I haven't pre-rendered judgement on the upcoming edition of The Amazing Race. I want to see at least the first before I do that. I don't take the spoilers all that seriously - yet - simply because the show has traditionally been very stringent when it comes to security. It's entirely plausible that the producers have hired families to show up at famous locations for the specific purpose of being noticed. That said, I will be happy when the producers take the show back to its roots with the ninth series of The Amazing Race. It isn't that the family idea is necessarily a bad one. Simply it is a case that I think that teams of four are harder to relate to than teams of two. I also think that teams of four are going to be more difficult to manage.

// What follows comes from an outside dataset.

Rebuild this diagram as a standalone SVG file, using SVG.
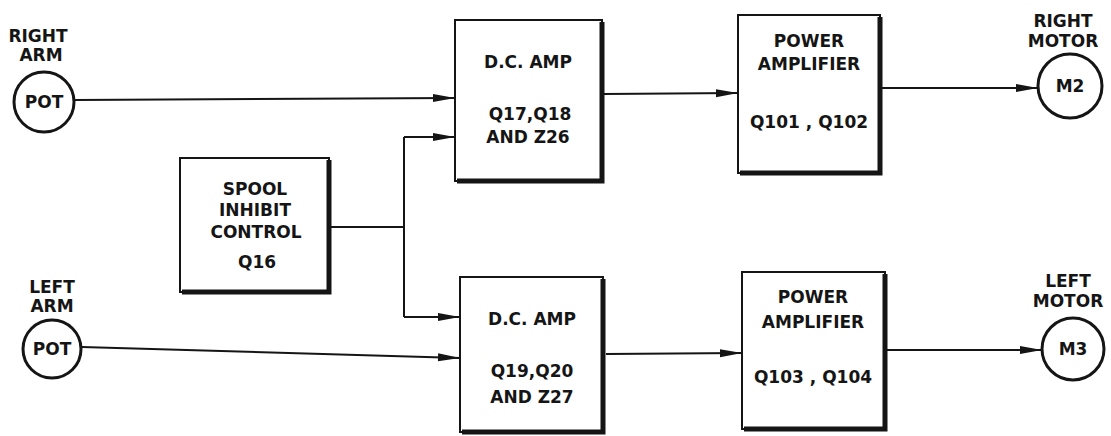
<svg xmlns="http://www.w3.org/2000/svg" width="1111" height="436" viewBox="0 0 1111 436">
<style>
text{font-family:"DejaVu Sans","Liberation Sans",sans-serif;font-weight:bold;font-size:17px;fill:#151515;text-anchor:middle}
.box{fill:#fff;stroke:#151515;stroke-width:2}
.shadow{fill:none;stroke:#151515;stroke-width:5}
.circ{fill:#fff;stroke:#151515;stroke-width:3}
.ln{fill:none;stroke:#151515;stroke-width:2}
</style>
<defs>
<marker id="arr" markerUnits="userSpaceOnUse" markerWidth="24" markerHeight="10" refX="22" refY="4" orient="auto">
<path d="M0,0 L22,4 L0,8 Z" fill="#151515"/>
</marker>
</defs>
<rect width="1111" height="436" fill="#fff"/>
<g id="connectors">
<line class="ln" x1="75" y1="100" x2="455" y2="98" marker-end="url(#arr)"/>
<polyline class="ln" points="330,227 404,227"/>
<polyline class="ln" points="404,137 404,317"/>
<line class="ln" x1="404" y1="137" x2="455" y2="137" marker-end="url(#arr)"/>
<line class="ln" x1="404" y1="317" x2="460" y2="317" marker-end="url(#arr)"/>
<line class="ln" x1="82" y1="347" x2="460" y2="358" marker-end="url(#arr)"/>
<line class="ln" x1="604" y1="94" x2="738" y2="93" marker-end="url(#arr)"/>
<line class="ln" x1="606" y1="354" x2="742" y2="353" marker-end="url(#arr)"/>
<line class="ln" x1="882" y1="88" x2="1038" y2="88" marker-end="url(#arr)"/>
<line class="ln" x1="887" y1="350" x2="1042" y2="350" marker-end="url(#arr)"/>
</g>
<g id="right-arm-pot">
<text x="38" y="42">RIGHT</text>
<text x="41" y="61">ARM</text>
<circle class="circ" cx="44" cy="102" r="30"/>
<text x="44" y="108">POT</text>
</g>
<g id="left-arm-pot">
<text x="52" y="293">LEFT</text>
<text x="52" y="312">ARM</text>
<circle class="circ" cx="52" cy="349" r="29"/>
<text x="52" y="355">POT</text>
</g>
<g id="spool-inhibit-control">
<rect class="box" x="180" y="158" width="149" height="134"/>
<path class="shadow" d="M329,160 V292 H182"/>
<text x="255" y="195">SPOOL</text>
<text x="255" y="216">INHIBIT</text>
<text x="256" y="238">CONTROL</text>
<text x="257" y="268">Q16</text>
</g>
<g id="dc-amp-top">
<rect class="box" x="455" y="20" width="147" height="161"/>
<path class="shadow" d="M602,22 V181 H457"/>
<text x="528" y="68">D.C. AMP</text>
<text x="530" y="120">Q17,Q18</text>
<text x="528" y="143">AND Z26</text>
</g>
<g id="dc-amp-bottom">
<rect class="box" x="460" y="277" width="143" height="155"/>
<path class="shadow" d="M603,279 V432 H462"/>
<text x="532" y="325">D.C. AMP</text>
<text x="532" y="377">Q19,Q20</text>
<text x="532" y="403">AND Z27</text>
</g>
<g id="power-amp-top">
<rect class="box" x="738" y="15" width="142" height="158"/>
<path class="shadow" d="M880,17 V173 H740"/>
<text x="809" y="47">POWER</text>
<text x="809" y="70">AMPLIFIER</text>
<text x="809" y="128">Q101 , Q102</text>
</g>
<g id="power-amp-bottom">
<rect class="box" x="742" y="272" width="143" height="157"/>
<path class="shadow" d="M885,274 V429 H744"/>
<text x="813" y="303">POWER</text>
<text x="813" y="328">AMPLIFIER</text>
<text x="813" y="383">Q103 , Q104</text>
</g>
<g id="right-motor">
<text x="1063" y="27">RIGHT</text>
<text x="1063" y="47">MOTOR</text>
<circle class="circ" cx="1070" cy="86" r="32"/>
<text x="1070" y="92">M2</text>
</g>
<g id="left-motor">
<text x="1068" y="287">LEFT</text>
<text x="1068" y="307">MOTOR</text>
<circle class="circ" cx="1073" cy="349" r="31"/>
<text x="1073" y="355">M3</text>
</g>
</svg>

Most of all I don't like the implication that the changes occurred as a backlash to incidents in a couple of earlier season - like the one where Jonathon, a racer in the sixth race, pushed and berated his wife Victoria leading to charges of spousal abuse. Worst of all I fear that changing The Race will lead to some of the hard won momentum that the show gained in its two series last season. Of all of the "Reality-Competition" shows on the air, I think that The Amazing Race stands head and shoulders above the rest and I'd hate to see it lose the ratings strength that it has so richly earned and I worry that changing the format could hurt the show more than it helps.